Show only lines that include "this".
──────── LISTED ENTRIES
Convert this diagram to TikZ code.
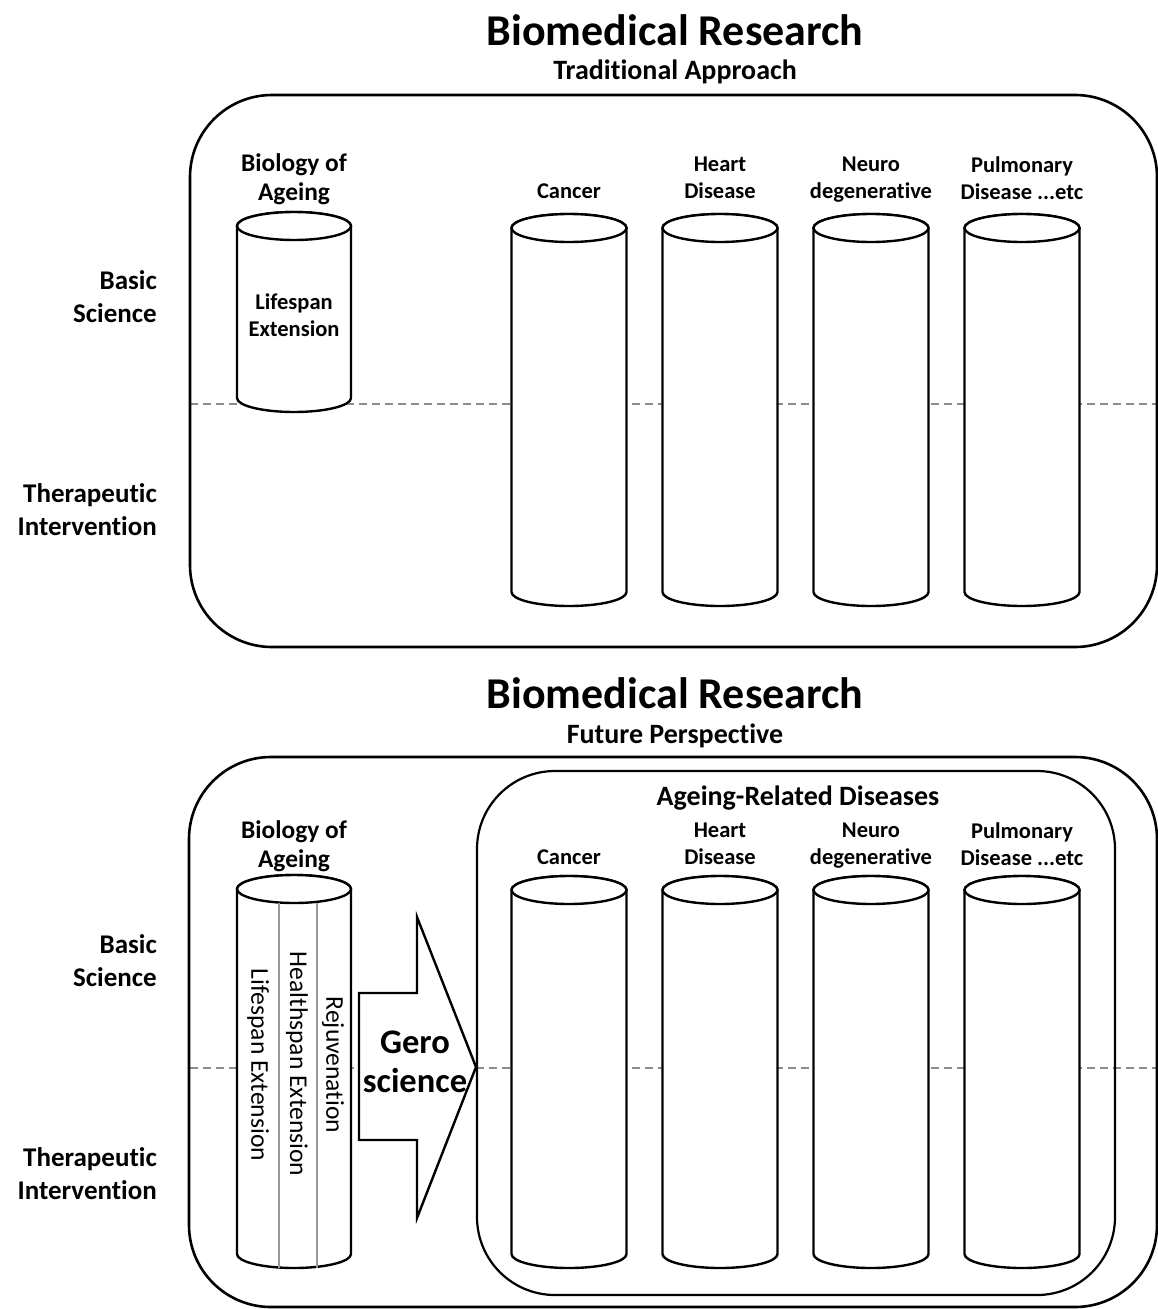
────────────────
──────── LISTED ENTRIES
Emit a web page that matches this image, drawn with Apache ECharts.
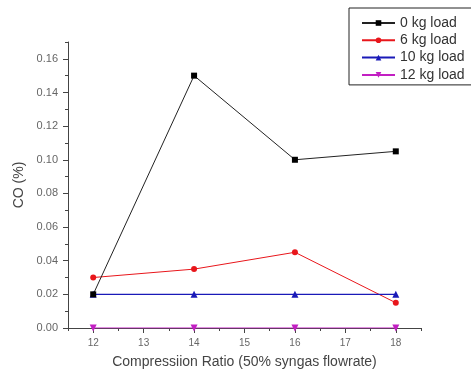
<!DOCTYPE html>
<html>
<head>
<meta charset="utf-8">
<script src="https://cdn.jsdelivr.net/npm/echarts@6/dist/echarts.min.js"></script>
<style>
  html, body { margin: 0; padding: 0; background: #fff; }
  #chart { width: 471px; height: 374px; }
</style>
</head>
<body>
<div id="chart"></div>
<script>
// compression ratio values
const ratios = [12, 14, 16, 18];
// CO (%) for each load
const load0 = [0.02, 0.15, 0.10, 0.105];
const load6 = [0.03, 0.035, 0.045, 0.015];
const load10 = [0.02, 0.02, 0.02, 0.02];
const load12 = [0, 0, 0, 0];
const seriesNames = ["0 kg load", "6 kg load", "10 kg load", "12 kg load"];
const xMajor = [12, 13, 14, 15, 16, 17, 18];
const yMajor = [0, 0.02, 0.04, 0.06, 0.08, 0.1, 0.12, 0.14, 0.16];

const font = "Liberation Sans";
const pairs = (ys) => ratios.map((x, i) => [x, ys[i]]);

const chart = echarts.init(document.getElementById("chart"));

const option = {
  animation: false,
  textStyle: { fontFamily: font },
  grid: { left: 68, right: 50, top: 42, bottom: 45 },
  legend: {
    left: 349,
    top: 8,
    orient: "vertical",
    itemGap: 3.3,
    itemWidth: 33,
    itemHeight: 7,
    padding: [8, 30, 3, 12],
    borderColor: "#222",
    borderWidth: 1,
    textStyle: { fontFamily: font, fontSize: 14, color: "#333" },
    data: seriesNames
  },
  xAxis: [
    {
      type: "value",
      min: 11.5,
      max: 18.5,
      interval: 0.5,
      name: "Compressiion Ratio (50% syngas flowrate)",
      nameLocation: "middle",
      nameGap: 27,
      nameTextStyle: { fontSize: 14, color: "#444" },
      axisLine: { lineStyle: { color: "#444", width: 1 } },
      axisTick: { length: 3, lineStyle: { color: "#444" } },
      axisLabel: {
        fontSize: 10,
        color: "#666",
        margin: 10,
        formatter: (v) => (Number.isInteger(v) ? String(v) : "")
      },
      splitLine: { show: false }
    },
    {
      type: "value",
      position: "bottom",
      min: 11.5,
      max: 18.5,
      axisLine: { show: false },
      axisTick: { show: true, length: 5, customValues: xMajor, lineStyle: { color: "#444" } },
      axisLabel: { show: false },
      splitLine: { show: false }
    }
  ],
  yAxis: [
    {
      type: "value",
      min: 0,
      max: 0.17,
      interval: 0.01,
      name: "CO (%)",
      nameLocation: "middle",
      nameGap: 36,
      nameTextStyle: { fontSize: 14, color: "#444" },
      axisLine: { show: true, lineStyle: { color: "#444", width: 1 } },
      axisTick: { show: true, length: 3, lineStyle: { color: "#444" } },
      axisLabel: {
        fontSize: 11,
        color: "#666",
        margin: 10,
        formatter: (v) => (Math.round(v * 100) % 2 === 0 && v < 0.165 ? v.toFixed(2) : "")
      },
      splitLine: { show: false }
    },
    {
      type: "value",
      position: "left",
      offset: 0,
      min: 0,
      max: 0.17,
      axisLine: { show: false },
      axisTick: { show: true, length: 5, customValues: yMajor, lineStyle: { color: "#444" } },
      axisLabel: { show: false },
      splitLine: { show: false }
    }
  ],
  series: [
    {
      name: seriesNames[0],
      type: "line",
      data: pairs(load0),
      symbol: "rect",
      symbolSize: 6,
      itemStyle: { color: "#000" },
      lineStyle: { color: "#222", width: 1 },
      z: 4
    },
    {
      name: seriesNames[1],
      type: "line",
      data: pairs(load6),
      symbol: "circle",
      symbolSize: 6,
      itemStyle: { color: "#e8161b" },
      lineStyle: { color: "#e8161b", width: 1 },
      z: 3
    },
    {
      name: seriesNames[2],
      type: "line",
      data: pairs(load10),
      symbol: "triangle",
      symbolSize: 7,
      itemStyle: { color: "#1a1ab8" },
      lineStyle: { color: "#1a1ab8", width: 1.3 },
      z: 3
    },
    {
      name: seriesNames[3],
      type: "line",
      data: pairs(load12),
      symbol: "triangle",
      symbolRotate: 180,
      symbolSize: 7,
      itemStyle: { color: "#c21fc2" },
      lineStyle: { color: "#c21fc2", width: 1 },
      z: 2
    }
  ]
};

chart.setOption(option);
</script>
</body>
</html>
────────────────
• **WRITTEN RESPONSE**
Convert this diagram to TikZ code.
Emit a web page that matches this image, drawn with Apache ECharts.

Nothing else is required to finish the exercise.